While the exhibition has not faced any major issues yet, Yin has found some problems with the Samuel P. Harn Museum of Art’s gaps in Asian cultural history.

In the exhibition, Yin wanted to depict the involvement of red in Asian political movements of the 20th century, for example in the Chinese socialist revolution, but the current collection lacks work depicting this.
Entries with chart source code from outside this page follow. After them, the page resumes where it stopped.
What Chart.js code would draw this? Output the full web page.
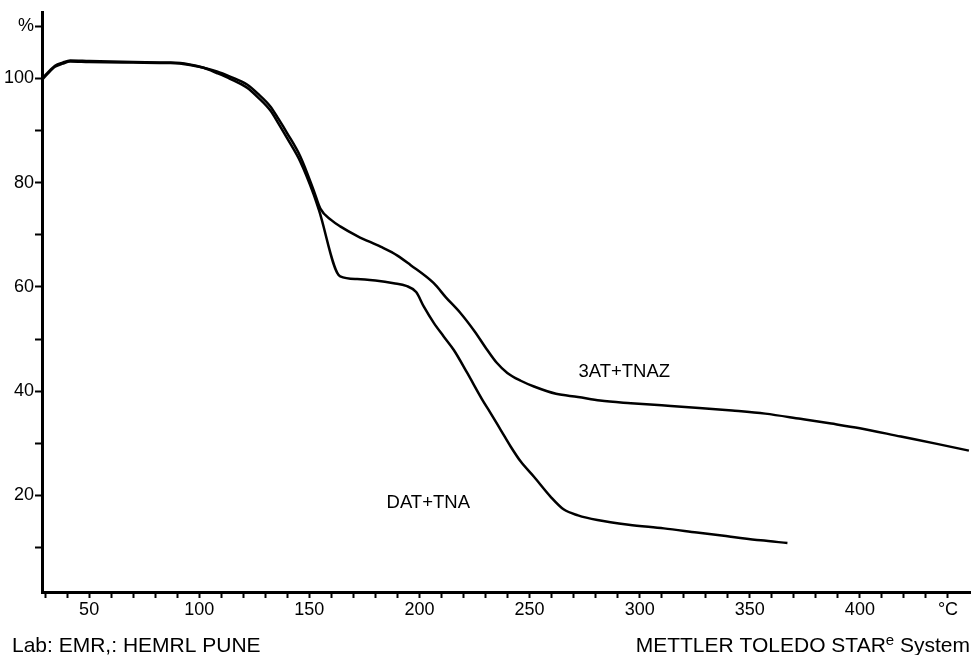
<!DOCTYPE html>
<html>
<head>
<meta charset="utf-8">
<script src="https://cdn.jsdelivr.net/npm/chart.js@4.4.1/dist/chart.umd.min.js"></script>
<style>
  html, body { margin: 0; padding: 0; background: #fff; }
  #wrap { width: 972px; height: 655px; }
</style>
</head>
<body>
<div id="wrap"><canvas id="chart" width="972" height="655"></canvas></div>
<script>
// temperature (°C) and mass (%)
const tempTNAZ = [28.6, 31, 34.5, 38, 41.4, 50, 70, 87, 95, 102, 108, 114, 121.7, 127, 132.3, 136, 139.9, 145.9, 151.9, 155, 160, 164, 172, 182.3, 190, 195.9, 206.5, 212, 218.6, 225, 230.8, 235, 239.9, 246, 252, 262, 272, 282, 296, 310, 327, 342, 357, 373, 387, 400, 418.6, 435, 449.5];
const massTNAZ = [99.7, 100.8, 102.2, 102.8, 103.2, 103.1, 103.0, 102.9, 102.6, 102.0, 101.3, 100.3, 98.8, 96.9, 94.6, 92.2, 89.5, 85.0, 78.6, 75.0, 72.8, 71.6, 69.7, 67.7, 66.0, 64.2, 60.7, 58.0, 55.0, 51.5, 47.9, 45.5, 43.5, 42.0, 40.9, 39.5, 38.9, 38.2, 37.7, 37.3, 36.8, 36.3, 35.7, 34.7, 33.8, 32.9, 31.3, 29.9, 28.6];

const tempTNA = [28.6, 31, 34.5, 38, 41.4, 50, 70, 87, 95, 102, 108, 114, 121.7, 127, 132.3, 136, 139.9, 145.9, 151.9, 154.3, 164, 171.7, 180, 188.3, 194, 198.5, 202, 206.5, 211, 215.6, 221.7, 228.5, 232.3, 237, 241.4, 246, 252, 259.5, 265.6, 272, 280.8, 295, 311, 326, 341.4, 355, 367.1];
const massTNA = [99.9, 101.0, 102.4, 103.0, 103.4, 103.3, 103.1, 103.0, 102.7, 102.0, 101.0, 99.9, 98.2, 96.2, 93.8, 91.3, 88.5, 84.0, 77.8, 74.8, 62.0, 61.5, 61.2, 60.7, 60.2, 59.0, 56.2, 53.1, 50.5, 47.9, 43.5, 38.4, 35.8, 32.5, 29.4, 26.5, 23.6, 19.8, 17.3, 16.2, 15.3, 14.4, 13.7, 12.9, 12.1, 11.4, 10.9];

const seriesNames = ['3AT+TNAZ', 'DAT+TNA'];
const xTicks = [30, 40, 50, 60, 70, 80, 90, 100, 110, 120, 130, 140, 150, 160, 170, 180, 190, 200, 210, 220, 230, 240, 250, 260, 270, 280, 290, 300, 310, 320, 330, 340, 350, 360, 370, 380, 390, 400, 410, 420, 430, 440];
const xLabels = [50, 100, 150, 200, 250, 300, 350, 400];
const yTicks = [10, 20, 30, 40, 50, 60, 70, 80, 90, 100, 110];
const yLabels = [20, 40, 60, 80, 100];

const toPoints = (xs, ys) => xs.map((x, i) => ({ x: x, y: ys[i] }));

const textPlugin = {
  id: 'texts',
  afterDraw(chart) {
    const ctx = chart.ctx;
    const xs = chart.scales.x, ys = chart.scales.y;
    ctx.save();
    ctx.fillStyle = '#000';
    ctx.font = '18.5px "Liberation Sans", Arial, sans-serif';
    ctx.textAlign = 'center';
    ctx.textBaseline = 'middle';
    ctx.fillText(seriesNames[0], xs.getPixelForValue(293), ys.getPixelForValue(43.7));
    ctx.fillText(seriesNames[1], xs.getPixelForValue(204), ys.getPixelForValue(18.6));

    ctx.font = '21px "Liberation Sans", Arial, sans-serif';
    ctx.textBaseline = 'alphabetic';
    ctx.textAlign = 'left';
    ctx.fillText('Lab: EMR,: HEMRL PUNE', 12, 652);
    // right text with superscript e
    ctx.textAlign = 'right';
    const tail = ' System';
    ctx.fillText(tail, 970, 652);
    let w = ctx.measureText(tail).width;
    ctx.font = '15px "Liberation Sans", Arial, sans-serif';
    ctx.fillText('e', 970 - w, 645);
    w += ctx.measureText('e').width;
    ctx.font = '21px "Liberation Sans", Arial, sans-serif';
    ctx.fillText('METTLER TOLEDO STAR', 970 - w, 652);
    ctx.restore();
  }
};

new Chart(document.getElementById('chart').getContext('2d'), {
  type: 'line',
  data: {
    datasets: [
      { label: seriesNames[0], data: toPoints(tempTNAZ, massTNAZ) },
      { label: seriesNames[1], data: toPoints(tempTNA, massTNA) }
    ]
  },
  options: {
    responsive: false,
    animation: false,
    layout: { padding: { top: 12, right: 2, left: 0, bottom: 0 } },
    elements: {
      point: { radius: 0 },
      line: { borderColor: '#000', borderWidth: 2.5, cubicInterpolationMode: 'monotone', fill: false }
    },
    plugins: { legend: { display: false }, tooltip: { enabled: false } },
    scales: {
      x: {
        type: 'linear',
        min: 28.6,
        max: 450,
        afterFit: s => { s.height = 63; },
        afterBuildTicks: s => { s.ticks = xTicks.map(v => ({ value: v })); },
        border: { color: '#000', width: 3 },
        grid: { drawOnChartArea: false, tickLength: 6, tickWidth: 2, tickColor: '#000' },
        ticks: {
          autoSkip: false,
          maxRotation: 0,
          padding: 1,
          color: '#000',
          font: { family: '"Liberation Sans", Arial, sans-serif', size: 18 },
          callback: v => v === 440 ? '°C' : (xLabels.includes(v) ? String(v) : '')
        }
      },
      y: {
        min: 1.5,
        max: 112.7,
        afterFit: s => { s.width = 42; },
        afterBuildTicks: s => { s.ticks = yTicks.map(v => ({ value: v })); },
        border: { color: '#000', width: 3 },
        grid: { drawOnChartArea: false, tickLength: 7, tickWidth: 2, tickColor: '#000' },
        ticks: {
          padding: 1,
          color: '#000',
          font: { family: '"Liberation Sans", Arial, sans-serif', size: 18 },
          callback: v => v === 110 ? '%' : (yLabels.includes(v) ? String(v) : '')
        }
      }
    }
  },
  plugins: [textPlugin]
});
</script>
</body>
</html>
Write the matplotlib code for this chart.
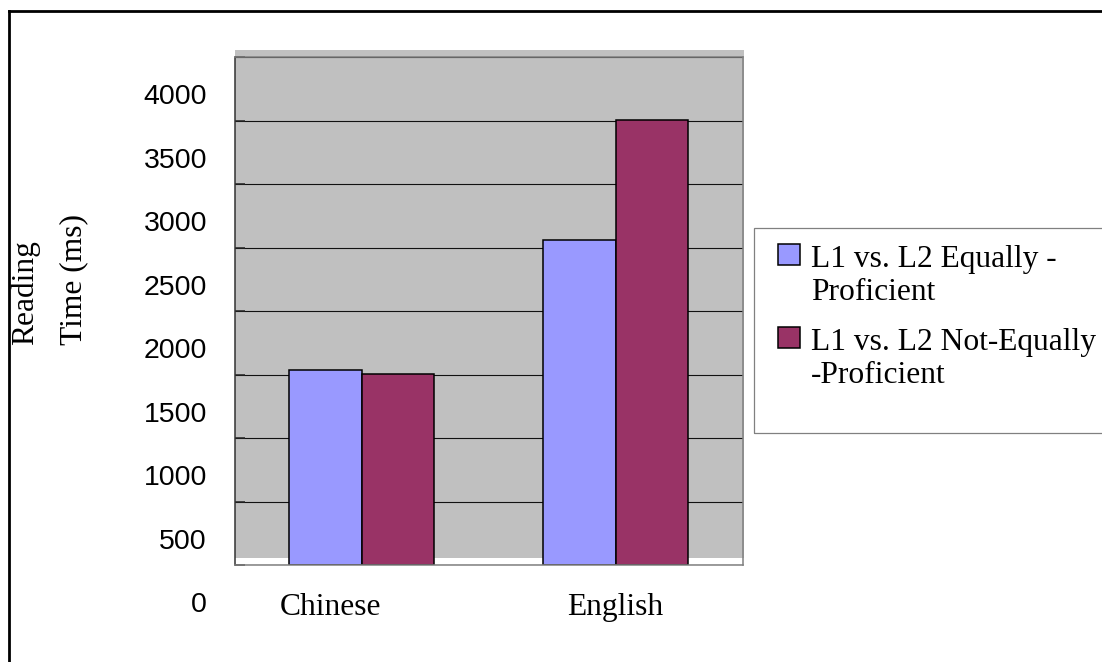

Yin says that she identifies these gaps, which then informs her future acquisition proposals for the museum.

Outside of the curation process, the preparation and installation process has had multiple aspects to focus on while creating the exhibition.

Registrar of Exhibitions and Loans for the Samuel P. Harn Museum of Art Natasha Alexander said, “Each piece has its own challenges with being put on display and we usually figure it out … There's always the challenge of how can we give the visitor access to imagining how this work was used.”

Alexander particularly pointed out a painted wooden box from India that shows depictions of figures on its exterior, but also on its interior flaps, which open out like a brochure.

It was the work of the Harn’s Installation Coordinator Timothy Dygert to build a mount that allows the interior of the box to be seen. Dygert also had to add a small mirror where the reflection of the overhead lights would bounce so that the figures inside can be seen.

The exhibition also has a small tablet display with a 3D model of a bronze vessel created by the Florida Museum of Natural History, which is next door to the Harn. The virtual model allows viewers to see the vessel from all angles and to zoom in on details such as carved Chinese characters.